Choices
June 23, 2004
So I was…down, I guess. Just a little sad, and Dad was worried about me. He stood in the kitchen while I made dinner and asked me if I was ok.
“Yes,” I said, perhaps a bit too firmly.
“Do you get lonely?” he persisted. I stared at the counter, hard. I don’t like to cry in front of my dad.
“Yes. Sometimes.”
“Well, I’m not surprised.”
Awkward silence. Finally, I pushed off from where I was standing at the counter, and headed to the fridge. I started pulling out whatever it was we were having for dinner.
“You know, I think part of it is the boys’ birthdays. It’s hard, celebrating them. You know. Without him.” I was in motion now, chopping peppers and flinging them in a bowl. “You know, he’s never celebrated Raphael’s birthday? NEVER.” And I was off on the spiel I’ve done before, the one about my ex, how hard it is to see the boys hurt for him. How unfair and maddening it is to have him be out there, not making things right.
It was all true, yet not somehow.
I mean, it is hard, and I do get angry, but the accusations didn’t feel quite sincere. I felt like I was rehearsing my lines in a play. An old play.
Later I thought about it, about how strange and somehow dishonest it felt to list his wrongs again in that moment.
I was using that old pain as an excuse. It was protection of sorts from feeling today.
In the days after he left, I remember vowing to someone (maybe everyone) that I would not become a person whose life was ruled by bitterness. I would not become the ex wife who answered every “How are you?” with a snarl of, “Do you KNOW what my ex did?” And I worked at that. I talked about what I was dealing with; I tried to be fair to him. And I did my best to just plain shut up sometimes. Whatever I did right or wrong, I did my best to tell the truth.

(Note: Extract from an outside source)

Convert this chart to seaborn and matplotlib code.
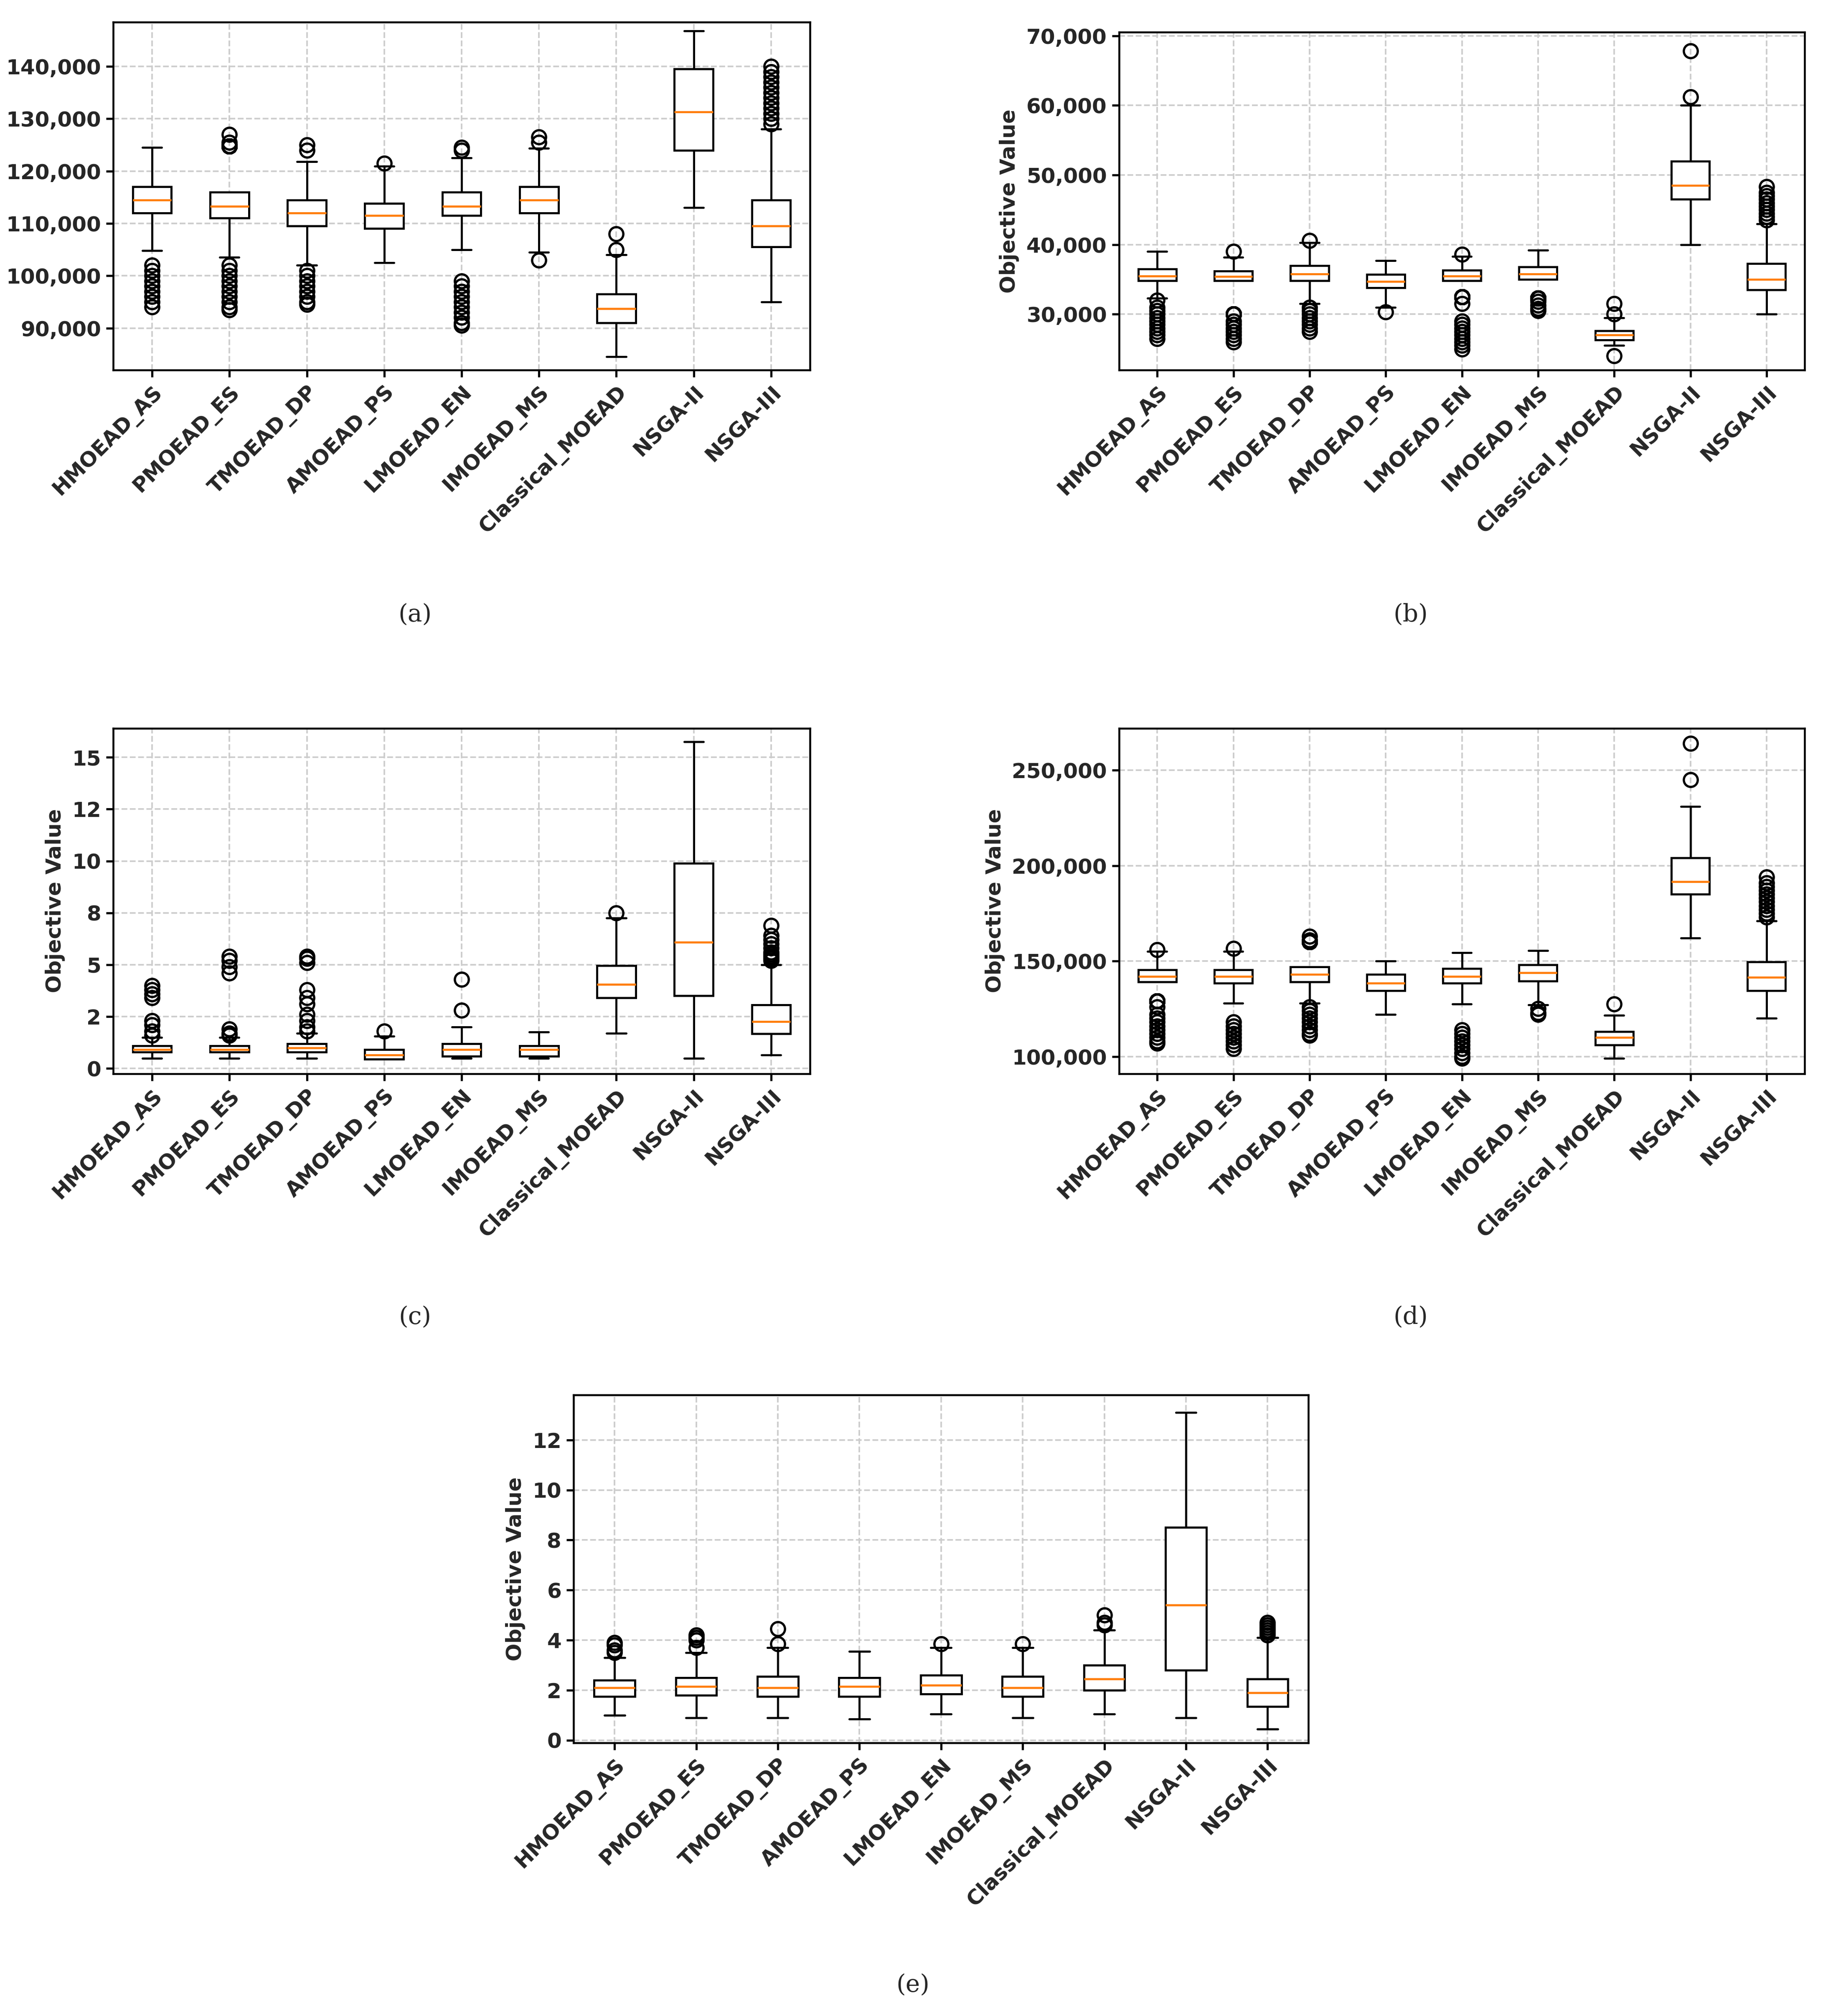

Now I’m at another crossroads. Life has dips, times where - for whatever reason - the joy in my chest stills for a bit. Although it feels comfortable and tidy to place that at his feet, there are things in this world that are actually not his fault.
Now I choose. Do I want to be that angry ex wife or not?
I think…not.
Yay! Good for you, it's a choice each day isn't it. The small twinge of a bitter pill caught in your throat every so often. Sit quietly. Sit in peace. Let it pass. It will. Love ya!
Posted by: Heather | June 23, 2004 at 10:43 PM
It's much better to let go. But it's easier for someone like me to say that, I think, since I know there is no way I can be hurt again. But for you and your wonderful boys, just be the happy person you know you can be. You will do well in spite of all he did to you, and that is how it should be.
Posted by: AGK | June 24, 2004 at 06:51 AM
Very nice post!
Posted by: Hope Wilbanks | June 24, 2004 at 10:41 AM
*hugs*
You are making your choice every day, and better than you think. Trust me.
Posted by: Mir | June 24, 2004 at 12:05 PM
What a wonderful find! I was surfing the mommy blogs and I am so happy to have come across yours. What a wonderful writer you are and a great story teller. I will definitely bookmark this one!
You sound like a great mom and I don't pretend to know what you are going through or how you feel. I do know that I applaud your decision.
Posted by: Shann | June 24, 2004 at 04:38 PM
What a wonderful find! I was surfing the mommy blogs and I am so happy to have come across yours. What a wonderful writer you are and a great story teller. I will definitely bookmark this one!
You sound like a great mom and I don't pretend to know what you are going through or how you feel. I do know that I applaud your decision.